Seogwipo, South Korea: China's premier expressed no support for proposed UN sanctions against ally North Korea over its alleged sinking of a South Korean warship, declining yesterday to join other key nations in blaming Pyongyang.

Premier Wen Jiabao said yesterday that tensions between the two Koreas need to be urgently defused.

He spoke at the end of a weekend summit in South Korea where he was closely watched for signs that Beijing would get tougher on the North, which is accused of sinking the naval ship Cheonan with a torpedo two months ago, killing 46 sailors.

China's backing is key to any effort to punish North Korea with UN sanctions because Beijing wields veto power at the Security Council as a permanent member.

North Korea has repeatedly denied attacking the ship, and yesterday tens of thousands of people packed the main square in Pyongyang, the nation's capital, for a rally condemning South Korea and the US.

The isolated North often organizes such events during times of tense relations with foreign countries.

Clapping and pumping their fists in the air, the protesters shouted anti-South Korean slogans, held signs and carried a huge portrait of North Korean leader Kim Jong Il, according to video footage from APTN in North Korea.
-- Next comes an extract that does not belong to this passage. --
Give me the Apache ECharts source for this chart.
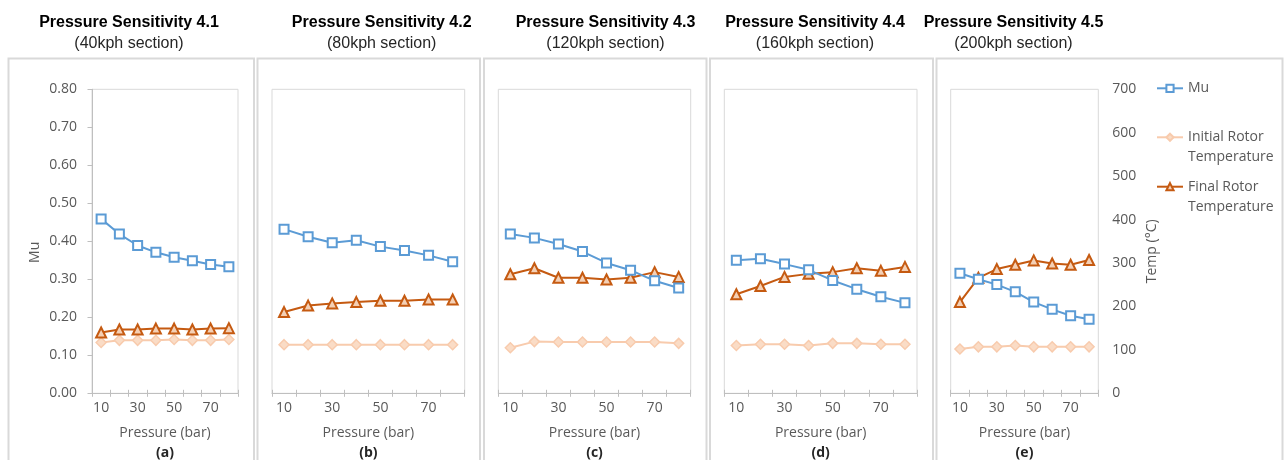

"Because of the South Korean war-loving, mad puppets and American invaders, the North and South relationship is being driven to a catastrophe," Choi Yong Rim, secretary of the North Korean Workers Party in Pyongyang, told the crowd.

Wen joined the leaders of South Korea and Japan at the two-day summit, which was to focus on economic issues but was overshadowed by the sinking of the Cheonan, one of the South's worst military losses since the Korean War in the 1950s.

At a closing news conference, Wen gave no clear indication that Beijing was ready to endorse South Korea's plans to bring North Korea before the UN Security Council for sanctions or condemnation.

Nevertheless, Wen used China's strongest language yet to describe the grave situation between communist ally North Korea and South Korea, a vital trading partner.

100,000 join protests

A rally in Pyongyang yesterday accusing South Korea of heightening cross-border tensions over the sinking of one of its warships drew 100,000 people, according to North Korean state media.

The demonstration was held at Kim Il-Sung Square, named after the North Korea's founder and the current ruler's father, according to the state broadcasting network monitored by the South's Yonhap news agency. Slogans painted on the stage at the rally denounced South Korean President Lee Myung-Bak as a traitor, it said.

Addressing the rally, Choe Yong-Rim, chief secretary of the city's party committee, urged citizens to brace themselves for an attack from South Korea and its ally the US, saying the peninsula was on the brink of war, it said. He also rebutted Seoul's allegation that North Korea torpedoed a South Korean warship with the loss of 46 lives, Yonhap said.